=== SOURCE EXCERPT ===
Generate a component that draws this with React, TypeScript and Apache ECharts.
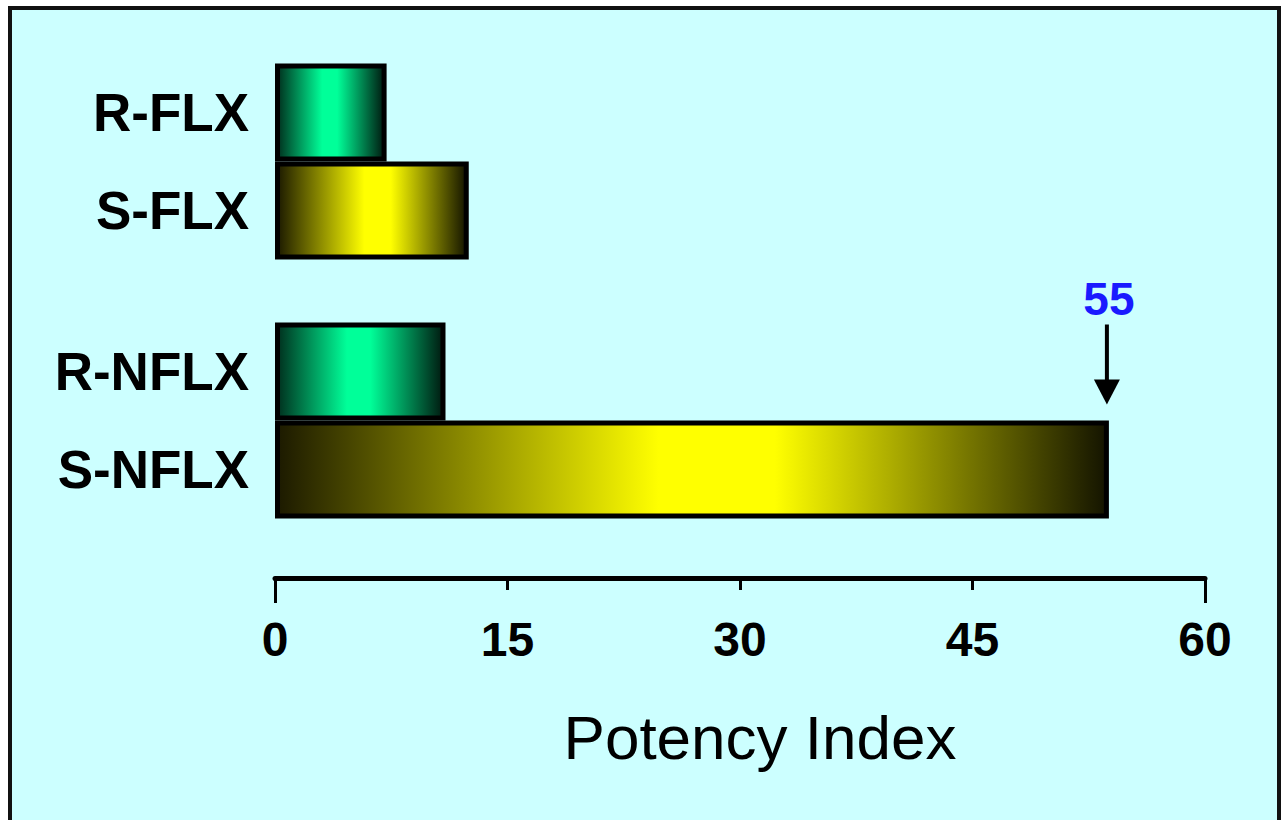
import React, { useEffect, useRef } from "react";
import * as echarts from "echarts";

const compounds = ["FLX", "NFLX"];
const enantiomers = ["R", "S"];
const rValues = [7.2, 11.0];
const sValues = [12.5, 53.8];
const xTicks = [0, 15, 30, 45, 60];
const calloutLabels = ["55"];
const axisTitle = "Potency Index";

export default function App() {
  const ref = useRef<HTMLDivElement>(null);
  useEffect(() => {
    const chart = echarts.init(ref.current as HTMLDivElement, null, { renderer: "svg" });
    const green = new echarts.graphic.LinearGradient(0, 0, 1, 0, [
      { offset: 0, color: "#00301e" },
      { offset: 0.42, color: "#00ff99" },
      { offset: 0.56, color: "#00ff99" },
      { offset: 1, color: "#001a10" },
    ]);
    const yellow = new echarts.graphic.LinearGradient(0, 0, 1, 0, [
      { offset: 0, color: "#1c1a00" },
      { offset: 0.46, color: "#ffff00" },
      { offset: 0.6, color: "#ffff00" },
      { offset: 1, color: "#141400" },
    ]);
    const labelStyle = {
      show: true,
      position: "left",
      distance: 26,
      fontSize: 53,
      fontWeight: "bold",
      fontFamily: "'Liberation Sans', Arial, sans-serif",
      color: "#000",
      formatter: (p: any) => `${enantiomers[p.seriesIndex]}-${p.name}`,
    };
    const xMin = xTicks[0];
    const xMax = xTicks[xTicks.length - 1];
    const step = xTicks[1] - xTicks[0];
    const frame = {
      id: "frame",
      type: "rect",
      z: -10,
      silent: true,
      shape: { x: 10, y: 8, width: 1269, height: 815 },
      style: { fill: "#ccffff", stroke: "#111", lineWidth: 4 },
    };
    const option: any = {
      animation: false,
      backgroundColor: "#ffffff",
      grid: { left: 275, right: 80, top: 32, bottom: 270, containLabel: false },
      xAxis: [
        {
          type: "value",
          min: xMin,
          max: xMax,
          interval: step,
          position: "bottom",
          offset: 28,
          axisLine: { show: true, lineStyle: { color: "#000", width: 5 } },
          axisTick: { show: true, length: 12, lineStyle: { color: "#000", width: 3 } },
          axisLabel: {
            show: true,
            margin: 37,
            fontSize: 48,
            fontWeight: "bold",
            fontFamily: "'Liberation Sans Narrow', 'Liberation Sans', Arial, sans-serif",
            color: "#000",
          },
          splitLine: { show: false },
          name: axisTitle,
          nameLocation: "middle",
          nameGap: 128,
          nameTextStyle: {
            fontSize: 62,
            fontFamily: "'Liberation Sans', Arial, sans-serif",
            color: "#000",
            padding: [0, 0, 0, 40],
          },
        },
        {
          type: "value",
          min: xMin,
          max: xMax,
          interval: xMax - xMin,
          position: "bottom",
          offset: 28,
          axisLine: { show: false },
          axisTick: { show: true, length: 25, lineStyle: { color: "#000", width: 3 } },
          axisLabel: { show: false },
          splitLine: { show: false },
        },
      ],
      yAxis: {
        type: "category",
        data: compounds,
        inverse: true,
        axisLine: { show: false },
        axisTick: { show: false },
        axisLabel: { show: false },
        splitLine: { show: false },
      },
      series: [
        {
          name: enantiomers[0],
          type: "bar",
          data: rValues,
          barWidth: 98,
          barGap: "0%",
          itemStyle: { color: green, borderColor: "#000", borderWidth: 5 },
          label: labelStyle,
        },
        {
          name: enantiomers[1],
          type: "bar",
          data: sValues,
          barWidth: 98,
          barGap: "0%",
          itemStyle: { color: yellow, borderColor: "#000", borderWidth: 5 },
          label: labelStyle,
        },
      ],
      graphic: [frame],
    };
    chart.setOption(option);

    const pt = chart.convertToPixel({ xAxisIndex: 0, yAxisIndex: 0 }, [sValues[1], compounds[1]]) as number[];
    if (pt) {
      const ax = pt[0] - 2;
      const tipY = pt[1] - 16;
      chart.setOption({
        graphic: [
          frame,
          {
            id: "shaft",
            type: "line",
            z: 10,
            shape: { x1: ax, y1: tipY - 80, x2: ax, y2: tipY - 20 },
            style: { stroke: "#000", lineWidth: 4 },
          },
          {
            id: "head",
            type: "polygon",
            z: 10,
            shape: { points: [[ax - 13, tipY - 25], [ax + 13, tipY - 25], [ax, tipY]] },
            style: { fill: "#000" },
          },
          {
            id: "callout",
            type: "text",
            z: 10,
            x: ax + 2,
            y: tipY - 106,
            style: {
              text: calloutLabels[0],
              fill: "#1a1aff",
              fontSize: 46,
              fontWeight: "bold",
              fontFamily: "'Liberation Sans', Arial, sans-serif",
              align: "center",
              verticalAlign: "middle",
            },
          },
        ],
      });
    }
    return () => chart.dispose();
  }, []);
  return (
    <div
      ref={ref}
      style={{ position: "absolute", left: 0, top: 0, width: 1285, height: 820 }}
    />
  );
}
===
▶ [OBJECTIVE] Without any pictures, reproduce the lines from the first one in the material through the line that has "import * as", exactly as they appear.

▶ [WRITTEN ANSWER]
Generate a component that draws this with React, TypeScript and Apache ECharts.
import React, { useEffect, useRef } from "react";
import * as echarts from "echarts";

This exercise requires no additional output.